Your objective: Carry none of the pictures over; set down the material below exactly.

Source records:
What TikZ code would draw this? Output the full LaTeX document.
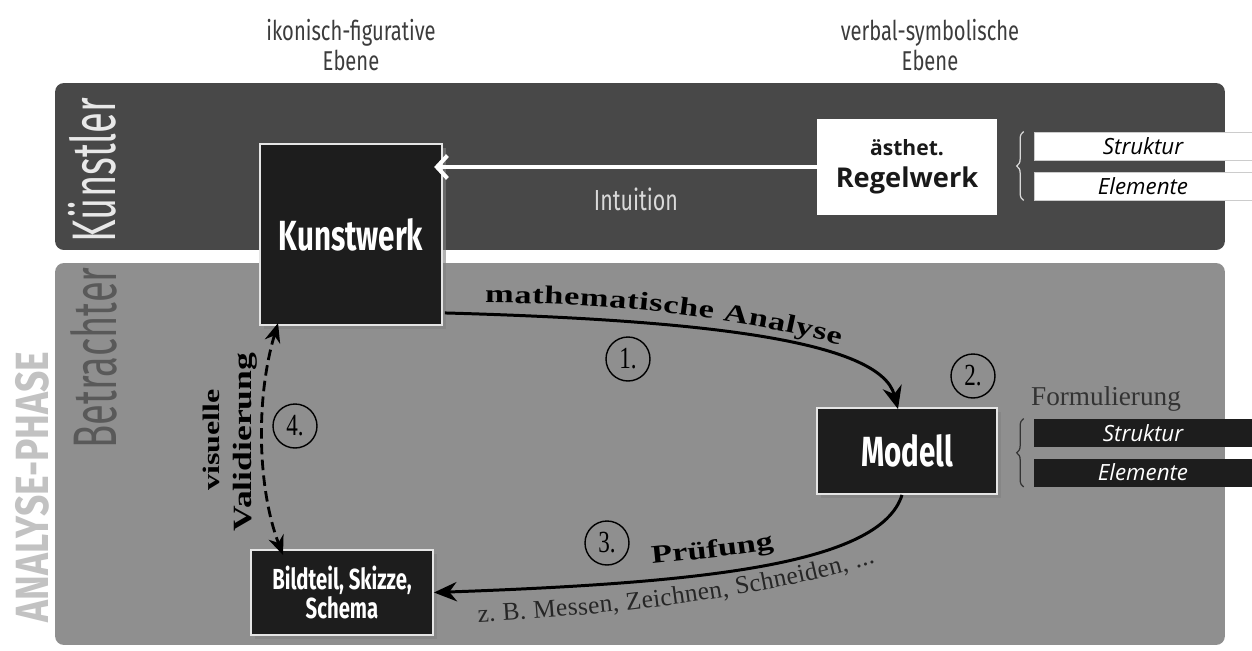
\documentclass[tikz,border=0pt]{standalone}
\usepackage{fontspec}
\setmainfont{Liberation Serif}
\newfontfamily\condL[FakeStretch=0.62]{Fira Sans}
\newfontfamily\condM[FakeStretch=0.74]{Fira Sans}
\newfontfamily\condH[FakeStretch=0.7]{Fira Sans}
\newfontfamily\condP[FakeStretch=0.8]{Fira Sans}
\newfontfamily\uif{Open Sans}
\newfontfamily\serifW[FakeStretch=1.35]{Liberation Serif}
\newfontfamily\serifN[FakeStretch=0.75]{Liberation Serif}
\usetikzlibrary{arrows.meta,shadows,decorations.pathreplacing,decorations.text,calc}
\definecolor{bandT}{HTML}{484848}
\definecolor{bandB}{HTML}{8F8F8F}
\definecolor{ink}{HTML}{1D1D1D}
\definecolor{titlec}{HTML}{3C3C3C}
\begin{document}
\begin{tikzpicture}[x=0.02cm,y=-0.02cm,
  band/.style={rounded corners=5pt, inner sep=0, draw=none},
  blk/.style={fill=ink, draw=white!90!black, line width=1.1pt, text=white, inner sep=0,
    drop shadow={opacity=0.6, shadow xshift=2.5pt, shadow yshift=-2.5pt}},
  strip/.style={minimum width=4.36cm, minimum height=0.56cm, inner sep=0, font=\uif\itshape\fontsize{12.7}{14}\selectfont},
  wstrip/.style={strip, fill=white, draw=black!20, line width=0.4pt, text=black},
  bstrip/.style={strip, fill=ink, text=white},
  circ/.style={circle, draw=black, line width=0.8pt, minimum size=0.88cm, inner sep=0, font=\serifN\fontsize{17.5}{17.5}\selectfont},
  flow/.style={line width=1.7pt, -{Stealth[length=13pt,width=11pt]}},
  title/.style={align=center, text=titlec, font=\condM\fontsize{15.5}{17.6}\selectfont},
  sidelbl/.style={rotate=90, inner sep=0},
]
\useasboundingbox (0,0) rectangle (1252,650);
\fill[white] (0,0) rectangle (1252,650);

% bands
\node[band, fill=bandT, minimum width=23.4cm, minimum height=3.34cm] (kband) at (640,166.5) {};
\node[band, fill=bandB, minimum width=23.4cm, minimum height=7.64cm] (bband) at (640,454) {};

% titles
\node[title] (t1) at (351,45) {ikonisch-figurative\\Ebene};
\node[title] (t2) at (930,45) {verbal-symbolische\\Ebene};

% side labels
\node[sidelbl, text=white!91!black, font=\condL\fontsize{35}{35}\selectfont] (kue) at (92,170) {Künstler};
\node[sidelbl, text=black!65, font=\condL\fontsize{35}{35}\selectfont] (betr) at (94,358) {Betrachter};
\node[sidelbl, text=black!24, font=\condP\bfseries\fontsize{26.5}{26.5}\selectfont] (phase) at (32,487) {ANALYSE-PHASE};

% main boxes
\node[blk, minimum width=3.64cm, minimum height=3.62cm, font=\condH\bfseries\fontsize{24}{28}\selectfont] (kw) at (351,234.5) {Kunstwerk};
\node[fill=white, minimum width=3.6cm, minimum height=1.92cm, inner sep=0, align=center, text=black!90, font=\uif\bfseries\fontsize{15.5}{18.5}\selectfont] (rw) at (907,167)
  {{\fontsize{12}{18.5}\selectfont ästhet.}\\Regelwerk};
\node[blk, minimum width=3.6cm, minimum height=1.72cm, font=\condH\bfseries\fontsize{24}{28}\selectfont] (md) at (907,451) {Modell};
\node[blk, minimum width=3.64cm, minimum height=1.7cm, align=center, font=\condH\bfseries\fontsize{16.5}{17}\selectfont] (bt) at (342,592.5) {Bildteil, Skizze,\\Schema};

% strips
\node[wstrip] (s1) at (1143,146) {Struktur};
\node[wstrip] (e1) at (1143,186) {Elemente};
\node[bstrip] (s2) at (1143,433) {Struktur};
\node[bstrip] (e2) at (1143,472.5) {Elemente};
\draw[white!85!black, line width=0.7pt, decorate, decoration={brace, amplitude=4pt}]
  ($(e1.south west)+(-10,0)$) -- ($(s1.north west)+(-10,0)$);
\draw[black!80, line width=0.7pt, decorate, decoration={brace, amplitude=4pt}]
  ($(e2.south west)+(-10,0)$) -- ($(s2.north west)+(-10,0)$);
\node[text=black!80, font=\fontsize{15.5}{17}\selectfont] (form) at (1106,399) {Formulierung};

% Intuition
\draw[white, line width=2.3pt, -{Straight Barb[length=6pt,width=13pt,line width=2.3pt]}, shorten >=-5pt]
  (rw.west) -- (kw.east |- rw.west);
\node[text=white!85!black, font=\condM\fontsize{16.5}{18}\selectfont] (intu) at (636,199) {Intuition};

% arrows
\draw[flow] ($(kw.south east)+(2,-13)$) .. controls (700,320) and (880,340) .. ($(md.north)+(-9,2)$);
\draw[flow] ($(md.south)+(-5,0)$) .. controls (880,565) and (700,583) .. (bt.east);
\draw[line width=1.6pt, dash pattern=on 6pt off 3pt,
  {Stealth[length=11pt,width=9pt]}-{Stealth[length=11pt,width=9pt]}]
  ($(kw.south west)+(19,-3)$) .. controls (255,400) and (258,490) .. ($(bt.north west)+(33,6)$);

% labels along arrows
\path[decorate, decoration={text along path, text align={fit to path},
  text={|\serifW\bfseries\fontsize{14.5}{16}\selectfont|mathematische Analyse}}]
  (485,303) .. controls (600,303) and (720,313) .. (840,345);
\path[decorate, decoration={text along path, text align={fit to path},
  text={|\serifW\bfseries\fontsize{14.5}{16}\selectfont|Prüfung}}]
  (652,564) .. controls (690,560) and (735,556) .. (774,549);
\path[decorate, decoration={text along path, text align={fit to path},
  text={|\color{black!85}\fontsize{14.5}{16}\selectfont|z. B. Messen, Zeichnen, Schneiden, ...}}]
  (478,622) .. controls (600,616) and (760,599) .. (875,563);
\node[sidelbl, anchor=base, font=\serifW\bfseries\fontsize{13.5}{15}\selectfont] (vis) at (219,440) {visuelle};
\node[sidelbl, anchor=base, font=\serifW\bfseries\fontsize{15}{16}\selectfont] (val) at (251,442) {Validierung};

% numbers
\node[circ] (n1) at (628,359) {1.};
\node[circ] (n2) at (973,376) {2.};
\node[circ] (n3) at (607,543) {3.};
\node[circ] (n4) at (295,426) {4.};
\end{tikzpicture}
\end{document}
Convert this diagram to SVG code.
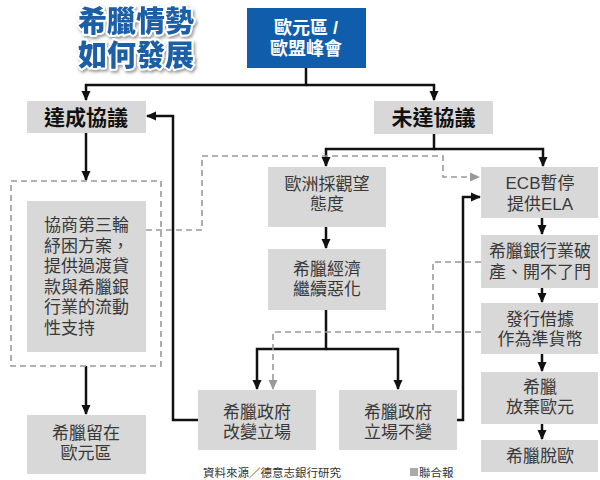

Completed task:
What TikZ code would draw this? Output the full LaTeX document.
\documentclass[tikz,border=0pt]{standalone}
\usepackage{fontspec}
\setmainfont{Liberation Serif}
\newfontfamily\condL[FakeStretch=0.62]{Fira Sans}
\newfontfamily\condM[FakeStretch=0.74]{Fira Sans}
\newfontfamily\condH[FakeStretch=0.7]{Fira Sans}
\newfontfamily\condP[FakeStretch=0.8]{Fira Sans}
\newfontfamily\uif{Open Sans}
\newfontfamily\serifW[FakeStretch=1.35]{Liberation Serif}
\newfontfamily\serifN[FakeStretch=0.75]{Liberation Serif}
\usetikzlibrary{arrows.meta,shadows,decorations.pathreplacing,decorations.text,calc}
\definecolor{bandT}{HTML}{484848}
\definecolor{bandB}{HTML}{8F8F8F}
\definecolor{ink}{HTML}{1D1D1D}
\definecolor{titlec}{HTML}{3C3C3C}
\begin{document}
\begin{tikzpicture}[x=0.02cm,y=-0.02cm,
  band/.style={rounded corners=5pt, inner sep=0, draw=none},
  blk/.style={fill=ink, draw=white!90!black, line width=1.1pt, text=white, inner sep=0,
    drop shadow={opacity=0.6, shadow xshift=2.5pt, shadow yshift=-2.5pt}},
  strip/.style={minimum width=4.36cm, minimum height=0.56cm, inner sep=0, font=\uif\itshape\fontsize{12.7}{14}\selectfont},
  wstrip/.style={strip, fill=white, draw=black!20, line width=0.4pt, text=black},
  bstrip/.style={strip, fill=ink, text=white},
  circ/.style={circle, draw=black, line width=0.8pt, minimum size=0.88cm, inner sep=0, font=\serifN\fontsize{17.5}{17.5}\selectfont},
  flow/.style={line width=1.7pt, -{Stealth[length=13pt,width=11pt]}},
  title/.style={align=center, text=titlec, font=\condM\fontsize{15.5}{17.6}\selectfont},
  sidelbl/.style={rotate=90, inner sep=0},
]
\useasboundingbox (0,0) rectangle (1252,650);
\fill[white] (0,0) rectangle (1252,650);

% bands
\node[band, fill=bandT, minimum width=23.4cm, minimum height=3.34cm] (kband) at (640,166.5) {};
\node[band, fill=bandB, minimum width=23.4cm, minimum height=7.64cm] (bband) at (640,454) {};

% titles
\node[title] (t1) at (351,45) {ikonisch-figurative\\Ebene};
\node[title] (t2) at (930,45) {verbal-symbolische\\Ebene};

% side labels
\node[sidelbl, text=white!91!black, font=\condL\fontsize{35}{35}\selectfont] (kue) at (92,170) {Künstler};
\node[sidelbl, text=black!65, font=\condL\fontsize{35}{35}\selectfont] (betr) at (94,358) {Betrachter};
\node[sidelbl, text=black!24, font=\condP\bfseries\fontsize{26.5}{26.5}\selectfont] (phase) at (32,487) {ANALYSE-PHASE};

% main boxes
\node[blk, minimum width=3.64cm, minimum height=3.62cm, font=\condH\bfseries\fontsize{24}{28}\selectfont] (kw) at (351,234.5) {Kunstwerk};
\node[fill=white, minimum width=3.6cm, minimum height=1.92cm, inner sep=0, align=center, text=black!90, font=\uif\bfseries\fontsize{15.5}{18.5}\selectfont] (rw) at (907,167)
  {{\fontsize{12}{18.5}\selectfont ästhet.}\\Regelwerk};
\node[blk, minimum width=3.6cm, minimum height=1.72cm, font=\condH\bfseries\fontsize{24}{28}\selectfont] (md) at (907,451) {Modell};
\node[blk, minimum width=3.64cm, minimum height=1.7cm, align=center, font=\condH\bfseries\fontsize{16.5}{17}\selectfont] (bt) at (342,592.5) {Bildteil, Skizze,\\Schema};

% strips
\node[wstrip] (s1) at (1143,146) {Struktur};
\node[wstrip] (e1) at (1143,186) {Elemente};
\node[bstrip] (s2) at (1143,433) {Struktur};
\node[bstrip] (e2) at (1143,472.5) {Elemente};
\draw[white!85!black, line width=0.7pt, decorate, decoration={brace, amplitude=4pt}]
  ($(e1.south west)+(-10,0)$) -- ($(s1.north west)+(-10,0)$);
\draw[black!80, line width=0.7pt, decorate, decoration={brace, amplitude=4pt}]
  ($(e2.south west)+(-10,0)$) -- ($(s2.north west)+(-10,0)$);
\node[text=black!80, font=\fontsize{15.5}{17}\selectfont] (form) at (1106,399) {Formulierung};

% Intuition
\draw[white, line width=2.3pt, -{Straight Barb[length=6pt,width=13pt,line width=2.3pt]}, shorten >=-5pt]
  (rw.west) -- (kw.east |- rw.west);
\node[text=white!85!black, font=\condM\fontsize{16.5}{18}\selectfont] (intu) at (636,199) {Intuition};

% arrows
\draw[flow] ($(kw.south east)+(2,-13)$) .. controls (700,320) and (880,340) .. ($(md.north)+(-9,2)$);
\draw[flow] ($(md.south)+(-5,0)$) .. controls (880,565) and (700,583) .. (bt.east);
\draw[line width=1.6pt, dash pattern=on 6pt off 3pt,
  {Stealth[length=11pt,width=9pt]}-{Stealth[length=11pt,width=9pt]}]
  ($(kw.south west)+(19,-3)$) .. controls (255,400) and (258,490) .. ($(bt.north west)+(33,6)$);

% labels along arrows
\path[decorate, decoration={text along path, text align={fit to path},
  text={|\serifW\bfseries\fontsize{14.5}{16}\selectfont|mathematische Analyse}}]
  (485,303) .. controls (600,303) and (720,313) .. (840,345);
\path[decorate, decoration={text along path, text align={fit to path},
  text={|\serifW\bfseries\fontsize{14.5}{16}\selectfont|Prüfung}}]
  (652,564) .. controls (690,560) and (735,556) .. (774,549);
\path[decorate, decoration={text along path, text align={fit to path},
  text={|\color{black!85}\fontsize{14.5}{16}\selectfont|z. B. Messen, Zeichnen, Schneiden, ...}}]
  (478,622) .. controls (600,616) and (760,599) .. (875,563);
\node[sidelbl, anchor=base, font=\serifW\bfseries\fontsize{13.5}{15}\selectfont] (vis) at (219,440) {visuelle};
\node[sidelbl, anchor=base, font=\serifW\bfseries\fontsize{15}{16}\selectfont] (val) at (251,442) {Validierung};

% numbers
\node[circ] (n1) at (628,359) {1.};
\node[circ] (n2) at (973,376) {2.};
\node[circ] (n3) at (607,543) {3.};
\node[circ] (n4) at (295,426) {4.};
\end{tikzpicture}
\end{document}
Convert this diagram to SVG code.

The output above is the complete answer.